1. Separate accounts: This is the first step to mitigate the risk of an internet attack (phishing attacks, web browsing) from impacting administrative privileges.
2 and 3. Unique passwords for workstations and servers: This is a critical containment step to protect against adversaries stealing and re-using password hashes for local admin accounts to gain access to other computers.
4. Privileged access workstations (PAW) stage 1: This reduces internet risks by ensuring that the workstations admins use every day are protected at a very high level.
5. Identity attack detection: Ensures that security operations have visibility into well-known attack techniques on admins.
Stage 2 (90 days)
These capabilities build on the mitigations from the 30-day plan and provide a broader spectrum of mitigations, including increased visibility and control of administrative rights.
1. Require Windows Hello for business: Replace hard-to-remember and easy-to-hack passwords with strong, easy-to-use authentication for your admins.
2. PAW stage 2: Requiring separate admin workstations significantly increases the security of the accounts your admins use to do their work.

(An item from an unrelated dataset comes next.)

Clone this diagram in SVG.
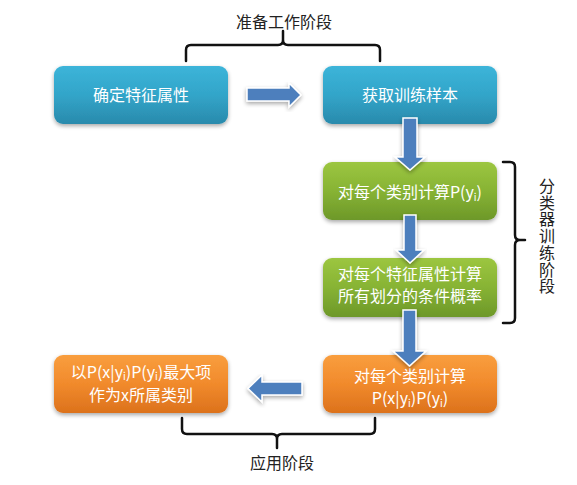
<svg xmlns="http://www.w3.org/2000/svg" width="577" height="485" viewBox="0 0 577 485">
<defs>
<linearGradient id="gBlue" x1="0" y1="0" x2="0" y2="1"><stop offset="0" stop-color="#3cb4d9"/><stop offset="0.5" stop-color="#32a5c9"/><stop offset="1" stop-color="#2a8aac"/></linearGradient>
<linearGradient id="gGreen" x1="0" y1="0" x2="0" y2="1"><stop offset="0" stop-color="#9cc640"/><stop offset="0.5" stop-color="#87b334"/><stop offset="1" stop-color="#6d9829"/></linearGradient>
<linearGradient id="gOrange" x1="0" y1="0" x2="0" y2="1"><stop offset="0" stop-color="#f99e3e"/><stop offset="0.5" stop-color="#f18a2c"/><stop offset="1" stop-color="#dc721c"/></linearGradient>
<filter id="sh" x="-10%" y="-10%" width="120%" height="130%"><feGaussianBlur in="SourceAlpha" stdDeviation="2"/><feOffset dx="0" dy="2" result="b"/><feComponentTransfer><feFuncA type="linear" slope="0.35"/></feComponentTransfer><feMerge><feMergeNode/><feMergeNode in="SourceGraphic"/></feMerge></filter>
</defs>
<style>
.box{rx:9;ry:9;filter:url(#sh)}
.bt{font-family:"Noto Sans CJK SC","Liberation Sans",sans-serif;font-size:16px;fill:#ffffff;text-anchor:middle}
.lt{font-family:"Noto Sans CJK SC","Liberation Sans",sans-serif;font-size:16px;fill:#222222;text-anchor:middle}
.vt{font-family:"Noto Sans CJK SC","Liberation Sans",sans-serif;font-size:16px;fill:#222222;writing-mode:vertical-rl;letter-spacing:0.7px}
.sub{font-size:10px}
.arr{fill:#4d7fbd;stroke:#ffffff;stroke-width:1.5;filter:url(#sh)}
.br{fill:none;stroke:#111111;stroke-width:2.5;stroke-linejoin:round;stroke-linecap:round}
</style>
<rect width="577" height="485" fill="#ffffff"/>

<g id="n1"><rect class="box" x="54" y="66" width="174" height="58" fill="url(#gBlue)"/><text class="bt" x="141" y="101">确定特征属性</text></g>
<g id="n2"><rect class="box" x="323" y="66" width="174" height="58" fill="url(#gBlue)"/><text class="bt" x="410" y="101">获取训练样本</text></g>
<g id="n3"><rect class="box" x="323" y="162" width="174" height="58" fill="url(#gGreen)"/><text class="bt" x="410" y="198">对每个类别计算P(y<tspan class="sub" dy="3">i</tspan><tspan dy="-3">)</tspan></text></g>
<g id="n4"><rect class="box" x="323" y="258" width="174" height="59" fill="url(#gGreen)"/><text class="bt" x="410" y="280">对每个特征属性计算</text><text class="bt" x="410" y="302">所有划分的条件概率</text></g>
<g id="n5"><rect class="box" x="323" y="355" width="174" height="58" fill="url(#gOrange)"/><text class="bt" x="410" y="382">对每个类别计算</text><text class="bt" x="410" y="404">P(x|y<tspan class="sub" dy="3">i</tspan><tspan dy="-3">)P(y</tspan><tspan class="sub" dy="3">i</tspan><tspan dy="-3">)</tspan></text></g>
<g id="n6"><rect class="box" x="54" y="355" width="174" height="58" fill="url(#gOrange)"/><text class="bt" x="141" y="378">以P(x|y<tspan class="sub" dy="2">i</tspan><tspan dy="-2">)P(y</tspan><tspan class="sub" dy="2">i</tspan><tspan dy="-2">)最大项</tspan></text><text class="bt" x="141" y="401">作为x所属类别</text></g>

<g id="connectors">
<path class="arr" d="M247,88 L289,88 L289,83 L301,95 L289,107 L289,101 L247,101 Z"/>
<path class="arr" d="M403,118 L417,118 L417,157 L425,157 L410,170 L395,157 L403,157 Z"/>
<path class="arr" d="M404,215 L416,215 L416,250 L424,250 L410,263 L396,250 L404,250 Z"/>
<path class="arr" d="M403,310 L416,310 L416,351 L426,351 L409.5,366 L393,351 L403,351 Z"/>
<path class="arr" d="M302,382 L262,382 L262,375 L248,388.5 L262,402 L262,395 L302,395 Z"/>
</g>

<g id="brackets">
<path class="br" d="M186,61 L186,50 Q186,45 191,45 L278,45 Q283,45 283,40 L283,31 M283,40 Q283,45 288,45 L375,45 Q380,45 380,50 L380,61"/>
<path class="br" d="M503,162 L510,162 Q515,162 515,167 L515,235 Q515,240 520,240 L525,240 M520,240 Q515,240 515,245 L515,318 Q515,323 510,323 L503,323"/>
<path class="br" d="M182,418 L182,429 Q182,434 187,434 L272,434 Q277,434 277,439 L277,448 M277,439 Q277,434 282,434 L370,434 Q375,434 375,429 L375,418"/>
</g>

<g id="labels">
<text class="lt" x="284" y="28">准备工作阶段</text>
<text class="lt" x="282" y="469">应用阶段</text>
<text class="vt" x="547" y="178">分类器训练阶段</text>
</g>
</svg>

This makes it extremely difficult for adversaries to get access to your admins and is modeled on the systems we use to protect Azure and other sensitive systems at Microsoft (described earlier).
3. Just in time privileges: Lowers the exposure of privileges and increases visibility into privilege use by providing them to admins as they need it. This same principle is applied rigorously to admins of our cloud.
4. Enable credential guard on Windows 10 workstations: This isolates secrets for legacy authentication protocols like Kerberos and NTLM on all Windows 10 user workstations to make it more difficult for attackers to operate there and reach the admins.
5. Leaked credentials 1: This enables you to detect a risk of a leaked password by synchronizing password hashes to Azure AD where it can compare them to known leaked credentials.
6. Lateral movement vulnerability detection: Discover which sensitive accounts in your network are exposed because of their connection to non-sensitive accounts, groups, and machines.
Stage 3: Proactively secure posture
These capabilities build on the mitigations from previous phases and move your defenses into a proactive posture. While there will never be perfect security, this represents the strongest protections against privilege attacks currently known and available today.
1. Review role-based access control: Protect identity and management systems using a set of buffer zones between full control of the environment (Tier 0) and the high-risk workstation assets that attackers frequently compromise.
2. PAW stage 3: Expands your protection by separating internet risks (phishing attacks, web browsing) from all administrative privileges, not just AD admins.
3. Lowers the attack surface of domain and domain controller: This hardens these sensitive assets to make it difficult for attackers to compromise them with classic attacks like unpatched vulnerabilities and exploiting configuration weaknesses.
4. Leaked credentials 2: This steps up the protection of admin accounts against leaked credentials by forcing a reset of passwords using conditional access and self-service password reset (versus requiring someone to review the leaked credentials reports and manually take action).